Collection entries
● ● ● ● ●

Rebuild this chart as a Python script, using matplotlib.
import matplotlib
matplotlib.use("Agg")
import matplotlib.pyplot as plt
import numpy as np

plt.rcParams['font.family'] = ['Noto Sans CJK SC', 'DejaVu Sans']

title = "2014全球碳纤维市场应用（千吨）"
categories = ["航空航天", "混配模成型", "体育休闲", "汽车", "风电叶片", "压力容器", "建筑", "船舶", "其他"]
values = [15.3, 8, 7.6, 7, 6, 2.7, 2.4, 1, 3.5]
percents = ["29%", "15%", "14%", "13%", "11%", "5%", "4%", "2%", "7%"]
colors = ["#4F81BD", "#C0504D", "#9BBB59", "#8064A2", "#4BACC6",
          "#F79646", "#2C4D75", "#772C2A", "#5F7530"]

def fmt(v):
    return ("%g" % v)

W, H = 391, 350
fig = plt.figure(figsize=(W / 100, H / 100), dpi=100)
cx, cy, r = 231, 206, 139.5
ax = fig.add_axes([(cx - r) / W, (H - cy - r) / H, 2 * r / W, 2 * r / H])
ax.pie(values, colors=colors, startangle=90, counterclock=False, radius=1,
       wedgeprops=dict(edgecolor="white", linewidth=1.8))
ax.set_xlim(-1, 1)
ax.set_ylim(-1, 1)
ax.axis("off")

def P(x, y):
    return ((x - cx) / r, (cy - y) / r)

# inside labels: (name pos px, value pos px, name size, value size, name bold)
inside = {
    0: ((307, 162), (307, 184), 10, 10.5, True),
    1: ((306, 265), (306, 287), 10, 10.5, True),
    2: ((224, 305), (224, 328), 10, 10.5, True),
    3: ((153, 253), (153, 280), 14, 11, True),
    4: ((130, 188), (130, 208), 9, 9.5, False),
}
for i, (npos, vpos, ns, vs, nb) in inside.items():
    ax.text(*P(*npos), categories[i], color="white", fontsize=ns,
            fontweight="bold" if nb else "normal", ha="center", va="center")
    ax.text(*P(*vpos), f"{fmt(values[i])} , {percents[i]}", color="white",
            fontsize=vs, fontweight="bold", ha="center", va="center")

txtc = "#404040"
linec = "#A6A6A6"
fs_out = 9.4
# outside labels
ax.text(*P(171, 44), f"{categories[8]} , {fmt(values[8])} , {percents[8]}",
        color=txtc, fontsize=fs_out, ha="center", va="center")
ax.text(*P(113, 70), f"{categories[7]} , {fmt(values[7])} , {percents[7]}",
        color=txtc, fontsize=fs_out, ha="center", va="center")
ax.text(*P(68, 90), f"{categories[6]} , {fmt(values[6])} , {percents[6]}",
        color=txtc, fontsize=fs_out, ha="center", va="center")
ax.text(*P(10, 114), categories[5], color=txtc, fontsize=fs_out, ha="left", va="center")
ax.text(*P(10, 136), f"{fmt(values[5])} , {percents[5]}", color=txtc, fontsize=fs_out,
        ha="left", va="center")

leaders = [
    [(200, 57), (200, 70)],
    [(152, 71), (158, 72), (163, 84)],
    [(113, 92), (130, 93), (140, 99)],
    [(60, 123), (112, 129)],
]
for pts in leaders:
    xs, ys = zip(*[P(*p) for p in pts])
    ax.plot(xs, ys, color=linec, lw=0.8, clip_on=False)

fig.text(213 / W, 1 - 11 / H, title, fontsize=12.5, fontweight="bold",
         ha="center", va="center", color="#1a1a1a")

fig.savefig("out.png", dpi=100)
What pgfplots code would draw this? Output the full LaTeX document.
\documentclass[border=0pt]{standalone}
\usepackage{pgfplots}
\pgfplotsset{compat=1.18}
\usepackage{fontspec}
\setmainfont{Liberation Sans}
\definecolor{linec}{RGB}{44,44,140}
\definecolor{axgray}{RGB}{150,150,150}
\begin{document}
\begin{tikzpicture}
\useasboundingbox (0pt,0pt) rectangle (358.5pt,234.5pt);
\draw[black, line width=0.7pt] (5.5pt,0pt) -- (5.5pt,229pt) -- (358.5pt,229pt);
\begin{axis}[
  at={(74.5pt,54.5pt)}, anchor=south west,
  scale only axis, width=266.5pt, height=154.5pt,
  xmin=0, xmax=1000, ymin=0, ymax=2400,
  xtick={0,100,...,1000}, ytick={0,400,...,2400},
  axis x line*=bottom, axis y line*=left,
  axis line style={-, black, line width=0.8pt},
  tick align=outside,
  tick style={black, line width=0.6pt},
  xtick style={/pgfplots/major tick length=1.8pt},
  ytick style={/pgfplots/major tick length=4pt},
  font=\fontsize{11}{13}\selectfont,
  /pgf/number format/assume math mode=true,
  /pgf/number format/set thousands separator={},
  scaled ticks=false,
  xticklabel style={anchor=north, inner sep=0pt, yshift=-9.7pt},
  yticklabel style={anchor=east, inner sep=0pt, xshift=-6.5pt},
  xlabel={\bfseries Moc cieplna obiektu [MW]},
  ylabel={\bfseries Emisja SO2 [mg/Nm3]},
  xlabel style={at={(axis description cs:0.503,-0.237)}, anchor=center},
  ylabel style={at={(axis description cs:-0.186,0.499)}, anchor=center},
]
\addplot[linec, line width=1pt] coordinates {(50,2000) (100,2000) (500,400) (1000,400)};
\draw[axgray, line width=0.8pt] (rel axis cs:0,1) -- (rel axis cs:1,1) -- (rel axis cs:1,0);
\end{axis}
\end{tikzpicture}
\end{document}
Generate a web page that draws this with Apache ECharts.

● ● ● ● ●

*WHAT IS NEEDED*
Print the whole listing exactly as it is.

*EXERCISE SOLUTION*
Rebuild this chart as a Python script, using matplotlib.
import matplotlib
matplotlib.use("Agg")
import matplotlib.pyplot as plt
import numpy as np

plt.rcParams['font.family'] = ['Noto Sans CJK SC', 'DejaVu Sans']

title = "2014全球碳纤维市场应用（千吨）"
categories = ["航空航天", "混配模成型", "体育休闲", "汽车", "风电叶片", "压力容器", "建筑", "船舶", "其他"]
values = [15.3, 8, 7.6, 7, 6, 2.7, 2.4, 1, 3.5]
percents = ["29%", "15%", "14%", "13%", "11%", "5%", "4%", "2%", "7%"]
colors = ["#4F81BD", "#C0504D", "#9BBB59", "#8064A2", "#4BACC6",
          "#F79646", "#2C4D75", "#772C2A", "#5F7530"]

def fmt(v):
    return ("%g" % v)

W, H = 391, 350
fig = plt.figure(figsize=(W / 100, H / 100), dpi=100)
cx, cy, r = 231, 206, 139.5
ax = fig.add_axes([(cx - r) / W, (H - cy - r) / H, 2 * r / W, 2 * r / H])
ax.pie(values, colors=colors, startangle=90, counterclock=False, radius=1,
       wedgeprops=dict(edgecolor="white", linewidth=1.8))
ax.set_xlim(-1, 1)
ax.set_ylim(-1, 1)
ax.axis("off")

def P(x, y):
    return ((x - cx) / r, (cy - y) / r)

# inside labels: (name pos px, value pos px, name size, value size, name bold)
inside = {
    0: ((307, 162), (307, 184), 10, 10.5, True),
    1: ((306, 265), (306, 287), 10, 10.5, True),
    2: ((224, 305), (224, 328), 10, 10.5, True),
    3: ((153, 253), (153, 280), 14, 11, True),
    4: ((130, 188), (130, 208), 9, 9.5, False),
}
for i, (npos, vpos, ns, vs, nb) in inside.items():
    ax.text(*P(*npos), categories[i], color="white", fontsize=ns,
            fontweight="bold" if nb else "normal", ha="center", va="center")
    ax.text(*P(*vpos), f"{fmt(values[i])} , {percents[i]}", color="white",
            fontsize=vs, fontweight="bold", ha="center", va="center")

txtc = "#404040"
linec = "#A6A6A6"
fs_out = 9.4
# outside labels
ax.text(*P(171, 44), f"{categories[8]} , {fmt(values[8])} , {percents[8]}",
        color=txtc, fontsize=fs_out, ha="center", va="center")
ax.text(*P(113, 70), f"{categories[7]} , {fmt(values[7])} , {percents[7]}",
        color=txtc, fontsize=fs_out, ha="center", va="center")
ax.text(*P(68, 90), f"{categories[6]} , {fmt(values[6])} , {percents[6]}",
        color=txtc, fontsize=fs_out, ha="center", va="center")
ax.text(*P(10, 114), categories[5], color=txtc, fontsize=fs_out, ha="left", va="center")
ax.text(*P(10, 136), f"{fmt(values[5])} , {percents[5]}", color=txtc, fontsize=fs_out,
        ha="left", va="center")

leaders = [
    [(200, 57), (200, 70)],
    [(152, 71), (158, 72), (163, 84)],
    [(113, 92), (130, 93), (140, 99)],
    [(60, 123), (112, 129)],
]
for pts in leaders:
    xs, ys = zip(*[P(*p) for p in pts])
    ax.plot(xs, ys, color=linec, lw=0.8, clip_on=False)

fig.text(213 / W, 1 - 11 / H, title, fontsize=12.5, fontweight="bold",
         ha="center", va="center", color="#1a1a1a")

fig.savefig("out.png", dpi=100)
What pgfplots code would draw this? Output the full LaTeX document.
\documentclass[border=0pt]{standalone}
\usepackage{pgfplots}
\pgfplotsset{compat=1.18}
\usepackage{fontspec}
\setmainfont{Liberation Sans}
\definecolor{linec}{RGB}{44,44,140}
\definecolor{axgray}{RGB}{150,150,150}
\begin{document}
\begin{tikzpicture}
\useasboundingbox (0pt,0pt) rectangle (358.5pt,234.5pt);
\draw[black, line width=0.7pt] (5.5pt,0pt) -- (5.5pt,229pt) -- (358.5pt,229pt);
\begin{axis}[
  at={(74.5pt,54.5pt)}, anchor=south west,
  scale only axis, width=266.5pt, height=154.5pt,
  xmin=0, xmax=1000, ymin=0, ymax=2400,
  xtick={0,100,...,1000}, ytick={0,400,...,2400},
  axis x line*=bottom, axis y line*=left,
  axis line style={-, black, line width=0.8pt},
  tick align=outside,
  tick style={black, line width=0.6pt},
  xtick style={/pgfplots/major tick length=1.8pt},
  ytick style={/pgfplots/major tick length=4pt},
  font=\fontsize{11}{13}\selectfont,
  /pgf/number format/assume math mode=true,
  /pgf/number format/set thousands separator={},
  scaled ticks=false,
  xticklabel style={anchor=north, inner sep=0pt, yshift=-9.7pt},
  yticklabel style={anchor=east, inner sep=0pt, xshift=-6.5pt},
  xlabel={\bfseries Moc cieplna obiektu [MW]},
  ylabel={\bfseries Emisja SO2 [mg/Nm3]},
  xlabel style={at={(axis description cs:0.503,-0.237)}, anchor=center},
  ylabel style={at={(axis description cs:-0.186,0.499)}, anchor=center},
]
\addplot[linec, line width=1pt] coordinates {(50,2000) (100,2000) (500,400) (1000,400)};
\draw[axgray, line width=0.8pt] (rel axis cs:0,1) -- (rel axis cs:1,1) -- (rel axis cs:1,0);
\end{axis}
\end{tikzpicture}
\end{document}
Generate a web page that draws this with Apache ECharts.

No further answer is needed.